In 2014, Quasar Thakore-Padamsee and Toral Shah were doing a reading of Duncan Macmillan’s critically-acclaimed play Lungs in their office. The theatre director and creative producer assumed they were alone. The next morning, Q, as he is fondly called, was asked by his graphic designer Gitanjali if everything was okay between him and Shah, because it sounded like they were having an argument. “That’s how powerful the writing was because it sounded so natural as a conversation. That sent me down the Duncan Macmillan rabbit hole. It’s rare to find a play that’s crafted so well with language and words,” he says.

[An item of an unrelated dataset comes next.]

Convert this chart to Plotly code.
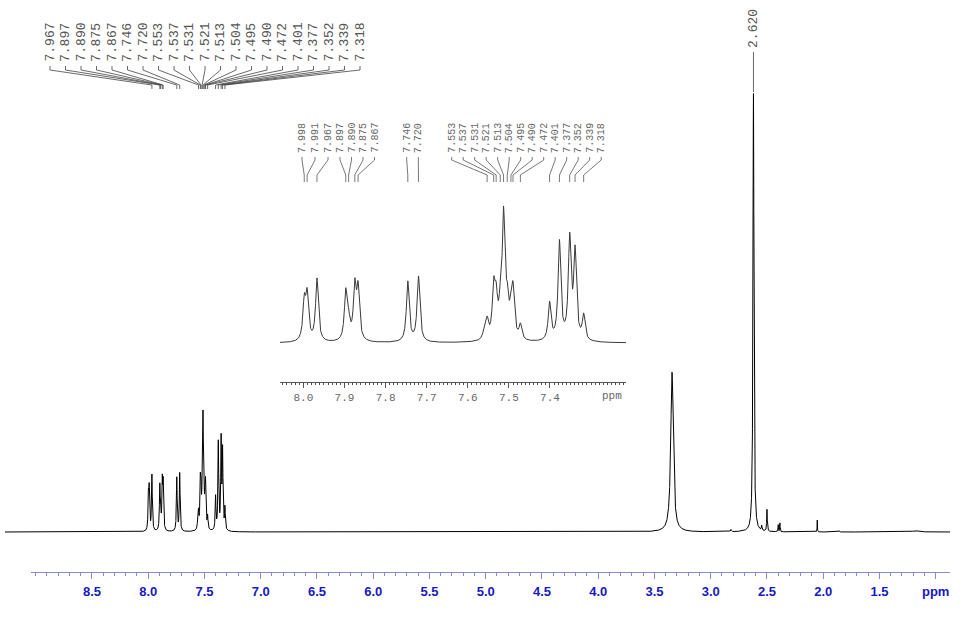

Although he had directed another play—Every Brilliant Thing— adapted from Macmillan’s text, Thakore-Padamsee was sure that he wanted to direct Lungs as well. The play, first performed in 2011 in Washington DC, is described as a conversation between a couple, who are contemplating bringing a child into this world. “But it is so much more than that,” he explains. “You are exploring human beings through extremely intimate conversations. Whether it is about sexual intimacy or parts about whether to have a child or not, it is all so wonderfully placed in the text,” adds Thakore-Padamsee.
Usually when the play follows such a theme, the usual tendency is to veer towards the intimate. But Macmillan not only goes towards it, he expands the boundaries even further.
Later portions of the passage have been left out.